### Exercise inputs
++++++++++++++++++++

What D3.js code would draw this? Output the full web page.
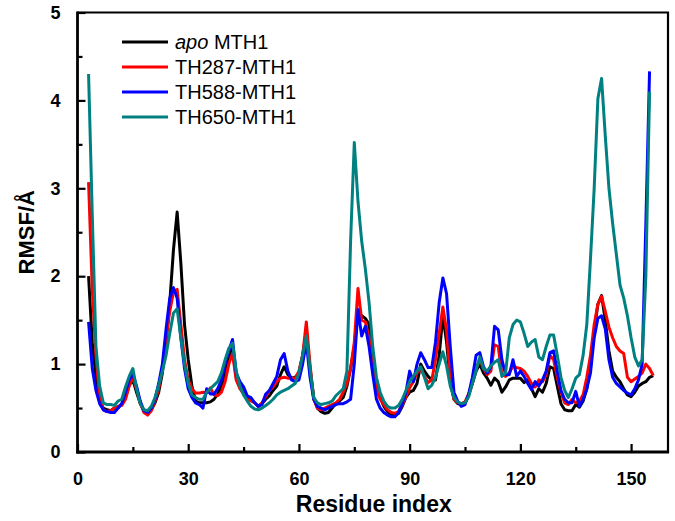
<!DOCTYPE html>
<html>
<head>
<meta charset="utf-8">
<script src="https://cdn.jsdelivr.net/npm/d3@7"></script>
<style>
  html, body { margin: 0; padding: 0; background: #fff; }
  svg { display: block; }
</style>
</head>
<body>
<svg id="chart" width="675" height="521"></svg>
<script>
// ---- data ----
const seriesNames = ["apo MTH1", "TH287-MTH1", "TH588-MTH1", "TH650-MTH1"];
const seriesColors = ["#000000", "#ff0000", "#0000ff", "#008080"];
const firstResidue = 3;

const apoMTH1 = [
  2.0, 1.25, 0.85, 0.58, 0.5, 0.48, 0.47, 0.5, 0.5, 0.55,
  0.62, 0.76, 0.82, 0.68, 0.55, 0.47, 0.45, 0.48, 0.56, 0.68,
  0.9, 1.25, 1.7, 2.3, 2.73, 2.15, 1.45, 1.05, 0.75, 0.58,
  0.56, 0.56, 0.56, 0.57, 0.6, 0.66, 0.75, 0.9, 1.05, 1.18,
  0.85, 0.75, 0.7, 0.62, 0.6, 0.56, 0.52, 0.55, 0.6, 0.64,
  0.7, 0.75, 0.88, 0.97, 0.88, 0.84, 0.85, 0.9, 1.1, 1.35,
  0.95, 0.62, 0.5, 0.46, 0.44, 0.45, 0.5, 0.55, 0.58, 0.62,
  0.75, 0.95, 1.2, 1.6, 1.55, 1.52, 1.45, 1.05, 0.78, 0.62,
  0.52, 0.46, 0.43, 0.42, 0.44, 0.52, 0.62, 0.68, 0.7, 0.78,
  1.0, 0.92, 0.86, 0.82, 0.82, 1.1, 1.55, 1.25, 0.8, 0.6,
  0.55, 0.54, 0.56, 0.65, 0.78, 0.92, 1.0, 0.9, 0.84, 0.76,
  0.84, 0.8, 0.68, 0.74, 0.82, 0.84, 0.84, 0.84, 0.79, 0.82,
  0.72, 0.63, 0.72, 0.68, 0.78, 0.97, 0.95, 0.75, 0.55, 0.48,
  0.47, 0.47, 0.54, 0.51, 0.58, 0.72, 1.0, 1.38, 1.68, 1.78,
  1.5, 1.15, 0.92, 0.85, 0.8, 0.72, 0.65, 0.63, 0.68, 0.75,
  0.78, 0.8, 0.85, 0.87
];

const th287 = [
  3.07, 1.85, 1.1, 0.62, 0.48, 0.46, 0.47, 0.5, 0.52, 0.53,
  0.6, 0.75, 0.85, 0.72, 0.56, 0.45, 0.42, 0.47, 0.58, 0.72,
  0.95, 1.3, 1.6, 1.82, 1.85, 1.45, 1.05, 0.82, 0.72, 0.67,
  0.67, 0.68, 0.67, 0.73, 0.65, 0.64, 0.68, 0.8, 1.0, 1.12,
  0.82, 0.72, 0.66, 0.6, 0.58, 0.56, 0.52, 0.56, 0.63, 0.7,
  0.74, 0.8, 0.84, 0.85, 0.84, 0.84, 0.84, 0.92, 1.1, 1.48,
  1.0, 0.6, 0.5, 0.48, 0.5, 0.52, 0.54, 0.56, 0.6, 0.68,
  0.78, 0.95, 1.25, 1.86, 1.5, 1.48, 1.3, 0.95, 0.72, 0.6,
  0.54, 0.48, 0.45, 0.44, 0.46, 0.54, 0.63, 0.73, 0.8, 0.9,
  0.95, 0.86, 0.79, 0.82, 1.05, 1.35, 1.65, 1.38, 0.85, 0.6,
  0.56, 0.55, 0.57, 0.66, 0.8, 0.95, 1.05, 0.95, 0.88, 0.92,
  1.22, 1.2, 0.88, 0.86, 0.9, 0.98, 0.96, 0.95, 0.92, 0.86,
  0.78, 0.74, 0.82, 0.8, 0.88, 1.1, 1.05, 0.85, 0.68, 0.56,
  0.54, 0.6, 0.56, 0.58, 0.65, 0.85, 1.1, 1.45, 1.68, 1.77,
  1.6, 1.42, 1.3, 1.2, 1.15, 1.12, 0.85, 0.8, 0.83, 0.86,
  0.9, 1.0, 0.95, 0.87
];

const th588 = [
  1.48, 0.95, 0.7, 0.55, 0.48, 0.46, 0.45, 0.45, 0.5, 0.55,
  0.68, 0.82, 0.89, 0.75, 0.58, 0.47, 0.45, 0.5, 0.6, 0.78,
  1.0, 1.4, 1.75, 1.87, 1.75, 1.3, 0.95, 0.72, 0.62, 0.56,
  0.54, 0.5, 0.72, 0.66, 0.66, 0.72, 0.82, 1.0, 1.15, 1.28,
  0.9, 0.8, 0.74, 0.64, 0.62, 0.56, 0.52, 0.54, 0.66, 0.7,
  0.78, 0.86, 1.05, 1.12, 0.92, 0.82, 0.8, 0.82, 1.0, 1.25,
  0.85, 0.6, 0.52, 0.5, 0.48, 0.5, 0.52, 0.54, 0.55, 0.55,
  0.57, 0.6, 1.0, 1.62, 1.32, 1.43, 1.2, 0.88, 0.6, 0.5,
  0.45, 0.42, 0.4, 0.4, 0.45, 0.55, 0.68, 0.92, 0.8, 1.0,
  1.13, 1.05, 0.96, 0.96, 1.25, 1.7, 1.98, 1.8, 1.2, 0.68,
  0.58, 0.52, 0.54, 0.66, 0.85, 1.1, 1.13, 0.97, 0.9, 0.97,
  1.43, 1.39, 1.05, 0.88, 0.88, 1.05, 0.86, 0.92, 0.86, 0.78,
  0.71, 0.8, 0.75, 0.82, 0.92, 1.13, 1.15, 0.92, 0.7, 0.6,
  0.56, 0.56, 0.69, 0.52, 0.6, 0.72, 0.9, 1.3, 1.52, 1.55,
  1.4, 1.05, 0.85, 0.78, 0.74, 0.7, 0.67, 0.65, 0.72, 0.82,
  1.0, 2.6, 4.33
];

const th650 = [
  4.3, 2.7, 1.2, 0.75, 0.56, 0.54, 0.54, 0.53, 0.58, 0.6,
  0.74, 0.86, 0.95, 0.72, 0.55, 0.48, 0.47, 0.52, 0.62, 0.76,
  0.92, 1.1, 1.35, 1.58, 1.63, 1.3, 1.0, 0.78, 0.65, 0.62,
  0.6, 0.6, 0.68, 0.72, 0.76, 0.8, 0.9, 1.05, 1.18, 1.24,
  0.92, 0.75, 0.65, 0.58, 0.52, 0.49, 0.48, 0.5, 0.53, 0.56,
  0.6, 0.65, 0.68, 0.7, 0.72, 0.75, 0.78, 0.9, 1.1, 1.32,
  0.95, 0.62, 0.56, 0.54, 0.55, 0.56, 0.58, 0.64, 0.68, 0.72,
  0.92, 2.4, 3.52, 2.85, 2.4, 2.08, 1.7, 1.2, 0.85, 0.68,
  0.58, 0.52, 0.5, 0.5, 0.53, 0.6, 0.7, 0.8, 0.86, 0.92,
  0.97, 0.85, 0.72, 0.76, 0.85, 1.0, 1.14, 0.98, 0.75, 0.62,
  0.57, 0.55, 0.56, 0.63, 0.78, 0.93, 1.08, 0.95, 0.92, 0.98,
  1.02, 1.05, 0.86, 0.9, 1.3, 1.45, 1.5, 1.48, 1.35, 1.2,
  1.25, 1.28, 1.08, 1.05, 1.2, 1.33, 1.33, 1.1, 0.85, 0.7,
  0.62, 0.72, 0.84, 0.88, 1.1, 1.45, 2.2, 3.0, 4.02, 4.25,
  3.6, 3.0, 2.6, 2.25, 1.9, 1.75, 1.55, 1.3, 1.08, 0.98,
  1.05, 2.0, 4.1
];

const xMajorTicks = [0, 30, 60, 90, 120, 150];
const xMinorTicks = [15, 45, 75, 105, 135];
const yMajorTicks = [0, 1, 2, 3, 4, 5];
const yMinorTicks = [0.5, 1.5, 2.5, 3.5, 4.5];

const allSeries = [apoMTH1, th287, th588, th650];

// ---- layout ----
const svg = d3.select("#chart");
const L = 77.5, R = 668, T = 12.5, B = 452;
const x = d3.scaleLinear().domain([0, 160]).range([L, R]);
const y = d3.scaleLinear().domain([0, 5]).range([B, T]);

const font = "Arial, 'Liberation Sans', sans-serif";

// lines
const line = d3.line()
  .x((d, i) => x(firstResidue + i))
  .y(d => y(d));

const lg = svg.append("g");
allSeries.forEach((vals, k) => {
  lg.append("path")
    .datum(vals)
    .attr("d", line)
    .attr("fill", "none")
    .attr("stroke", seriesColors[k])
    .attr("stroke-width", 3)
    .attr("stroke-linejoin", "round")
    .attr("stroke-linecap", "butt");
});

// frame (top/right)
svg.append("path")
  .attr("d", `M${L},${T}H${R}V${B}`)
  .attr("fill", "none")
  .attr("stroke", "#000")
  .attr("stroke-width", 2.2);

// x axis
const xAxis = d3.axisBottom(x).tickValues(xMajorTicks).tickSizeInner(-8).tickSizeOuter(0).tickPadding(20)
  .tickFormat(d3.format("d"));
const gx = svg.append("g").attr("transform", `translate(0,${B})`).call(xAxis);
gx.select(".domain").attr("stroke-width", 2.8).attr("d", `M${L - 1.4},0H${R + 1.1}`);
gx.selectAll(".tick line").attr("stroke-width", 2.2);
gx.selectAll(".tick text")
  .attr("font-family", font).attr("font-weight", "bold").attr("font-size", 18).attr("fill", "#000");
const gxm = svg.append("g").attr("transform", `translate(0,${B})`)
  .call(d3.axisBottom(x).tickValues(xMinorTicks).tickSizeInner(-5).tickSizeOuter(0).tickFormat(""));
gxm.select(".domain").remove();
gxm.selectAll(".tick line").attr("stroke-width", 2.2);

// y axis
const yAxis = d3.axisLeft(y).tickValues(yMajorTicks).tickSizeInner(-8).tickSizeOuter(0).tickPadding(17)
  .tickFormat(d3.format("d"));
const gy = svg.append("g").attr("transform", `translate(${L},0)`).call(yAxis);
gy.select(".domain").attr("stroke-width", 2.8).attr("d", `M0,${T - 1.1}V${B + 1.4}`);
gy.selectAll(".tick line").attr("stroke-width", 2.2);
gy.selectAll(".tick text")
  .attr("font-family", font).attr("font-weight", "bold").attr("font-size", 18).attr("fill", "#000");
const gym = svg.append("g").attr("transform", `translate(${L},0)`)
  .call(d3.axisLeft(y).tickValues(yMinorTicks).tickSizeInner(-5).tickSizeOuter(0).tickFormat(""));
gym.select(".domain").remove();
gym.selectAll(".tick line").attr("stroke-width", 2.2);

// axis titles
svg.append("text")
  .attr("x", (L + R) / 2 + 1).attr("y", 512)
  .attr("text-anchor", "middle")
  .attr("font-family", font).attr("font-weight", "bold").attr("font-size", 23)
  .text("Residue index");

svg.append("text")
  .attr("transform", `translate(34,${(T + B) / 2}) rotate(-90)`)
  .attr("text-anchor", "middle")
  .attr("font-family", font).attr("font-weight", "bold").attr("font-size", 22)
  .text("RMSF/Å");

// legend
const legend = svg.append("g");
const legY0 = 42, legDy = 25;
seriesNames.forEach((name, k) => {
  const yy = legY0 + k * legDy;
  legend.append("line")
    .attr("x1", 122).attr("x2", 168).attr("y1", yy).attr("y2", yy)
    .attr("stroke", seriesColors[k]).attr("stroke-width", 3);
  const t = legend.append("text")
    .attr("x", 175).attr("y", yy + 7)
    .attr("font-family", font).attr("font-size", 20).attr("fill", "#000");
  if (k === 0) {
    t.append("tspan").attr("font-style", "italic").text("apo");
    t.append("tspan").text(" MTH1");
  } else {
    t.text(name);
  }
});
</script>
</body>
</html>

++++++++++++++++++++

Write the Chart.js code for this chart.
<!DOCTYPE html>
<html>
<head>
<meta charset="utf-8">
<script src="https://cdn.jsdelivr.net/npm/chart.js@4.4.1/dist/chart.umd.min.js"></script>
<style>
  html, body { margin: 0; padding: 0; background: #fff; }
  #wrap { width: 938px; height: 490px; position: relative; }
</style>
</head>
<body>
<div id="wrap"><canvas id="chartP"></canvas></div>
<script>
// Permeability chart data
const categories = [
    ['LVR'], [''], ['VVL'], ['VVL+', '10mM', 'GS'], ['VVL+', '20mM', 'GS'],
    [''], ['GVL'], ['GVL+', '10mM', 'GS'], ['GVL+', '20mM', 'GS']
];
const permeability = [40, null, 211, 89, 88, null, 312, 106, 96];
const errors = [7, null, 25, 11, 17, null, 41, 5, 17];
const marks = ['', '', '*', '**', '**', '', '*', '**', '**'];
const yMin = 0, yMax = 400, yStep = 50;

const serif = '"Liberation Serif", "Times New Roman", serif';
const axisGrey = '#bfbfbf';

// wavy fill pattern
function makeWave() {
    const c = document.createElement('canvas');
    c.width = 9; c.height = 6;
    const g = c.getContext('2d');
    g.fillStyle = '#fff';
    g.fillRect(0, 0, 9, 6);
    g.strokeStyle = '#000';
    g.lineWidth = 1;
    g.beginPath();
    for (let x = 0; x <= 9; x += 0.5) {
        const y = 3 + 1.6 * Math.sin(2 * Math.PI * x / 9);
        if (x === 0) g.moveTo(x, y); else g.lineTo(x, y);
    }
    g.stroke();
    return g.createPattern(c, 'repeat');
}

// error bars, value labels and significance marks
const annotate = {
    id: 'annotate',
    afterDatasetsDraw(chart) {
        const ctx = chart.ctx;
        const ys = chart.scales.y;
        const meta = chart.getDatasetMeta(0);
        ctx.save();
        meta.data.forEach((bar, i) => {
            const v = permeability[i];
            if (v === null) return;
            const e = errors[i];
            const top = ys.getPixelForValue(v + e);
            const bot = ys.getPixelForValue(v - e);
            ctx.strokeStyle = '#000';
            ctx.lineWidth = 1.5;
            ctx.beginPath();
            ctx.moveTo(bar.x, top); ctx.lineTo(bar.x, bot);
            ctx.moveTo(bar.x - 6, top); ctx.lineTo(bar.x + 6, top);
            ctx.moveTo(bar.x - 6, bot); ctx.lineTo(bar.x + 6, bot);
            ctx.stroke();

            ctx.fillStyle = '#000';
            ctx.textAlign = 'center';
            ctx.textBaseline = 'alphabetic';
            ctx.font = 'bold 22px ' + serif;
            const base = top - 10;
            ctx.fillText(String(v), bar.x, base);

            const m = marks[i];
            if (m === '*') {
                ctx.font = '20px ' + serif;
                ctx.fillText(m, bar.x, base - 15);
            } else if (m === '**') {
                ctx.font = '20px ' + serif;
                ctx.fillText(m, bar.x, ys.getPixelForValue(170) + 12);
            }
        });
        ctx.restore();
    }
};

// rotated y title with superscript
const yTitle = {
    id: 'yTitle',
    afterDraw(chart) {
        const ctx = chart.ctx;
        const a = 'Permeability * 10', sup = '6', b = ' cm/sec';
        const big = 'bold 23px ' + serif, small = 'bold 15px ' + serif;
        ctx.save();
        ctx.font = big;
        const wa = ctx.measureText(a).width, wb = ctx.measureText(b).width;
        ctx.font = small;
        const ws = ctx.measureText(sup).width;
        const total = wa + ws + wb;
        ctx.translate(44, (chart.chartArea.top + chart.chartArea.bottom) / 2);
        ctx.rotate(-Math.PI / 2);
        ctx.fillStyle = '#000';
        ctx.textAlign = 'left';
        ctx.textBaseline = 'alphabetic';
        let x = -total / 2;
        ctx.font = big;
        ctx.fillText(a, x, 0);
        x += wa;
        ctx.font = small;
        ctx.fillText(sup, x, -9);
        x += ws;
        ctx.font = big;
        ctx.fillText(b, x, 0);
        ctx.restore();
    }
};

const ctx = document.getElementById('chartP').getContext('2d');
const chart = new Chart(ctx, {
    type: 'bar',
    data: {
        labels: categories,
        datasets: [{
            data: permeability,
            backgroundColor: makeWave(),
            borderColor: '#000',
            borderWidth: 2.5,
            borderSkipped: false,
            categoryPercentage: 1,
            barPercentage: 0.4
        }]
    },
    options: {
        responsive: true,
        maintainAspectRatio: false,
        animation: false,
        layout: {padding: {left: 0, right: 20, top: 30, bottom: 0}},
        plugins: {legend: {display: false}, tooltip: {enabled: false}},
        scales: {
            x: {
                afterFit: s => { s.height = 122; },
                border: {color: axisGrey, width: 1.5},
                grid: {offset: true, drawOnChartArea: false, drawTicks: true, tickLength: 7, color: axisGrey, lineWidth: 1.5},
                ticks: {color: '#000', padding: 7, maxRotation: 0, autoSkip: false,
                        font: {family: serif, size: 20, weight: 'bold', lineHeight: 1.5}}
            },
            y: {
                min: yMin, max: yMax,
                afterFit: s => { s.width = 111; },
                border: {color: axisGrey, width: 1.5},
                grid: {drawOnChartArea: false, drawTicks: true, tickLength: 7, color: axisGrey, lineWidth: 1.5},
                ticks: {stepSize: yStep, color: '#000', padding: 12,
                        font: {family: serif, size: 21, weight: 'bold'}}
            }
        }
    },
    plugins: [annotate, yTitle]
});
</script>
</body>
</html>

++++++++++++++++++++

Leave the pictures out, then copy word for word only the lines from the one containing "What D3.js code" through the one containing "const firstResidue = 3;", both included.

### Full response
What D3.js code would draw this? Output the full web page.
<!DOCTYPE html>
<html>
<head>
<meta charset="utf-8">
<script src="https://cdn.jsdelivr.net/npm/d3@7"></script>
<style>
  html, body { margin: 0; padding: 0; background: #fff; }
  svg { display: block; }
</style>
</head>
<body>
<svg id="chart" width="675" height="521"></svg>
<script>
// ---- data ----
const seriesNames = ["apo MTH1", "TH287-MTH1", "TH588-MTH1", "TH650-MTH1"];
const seriesColors = ["#000000", "#ff0000", "#0000ff", "#008080"];
const firstResidue = 3;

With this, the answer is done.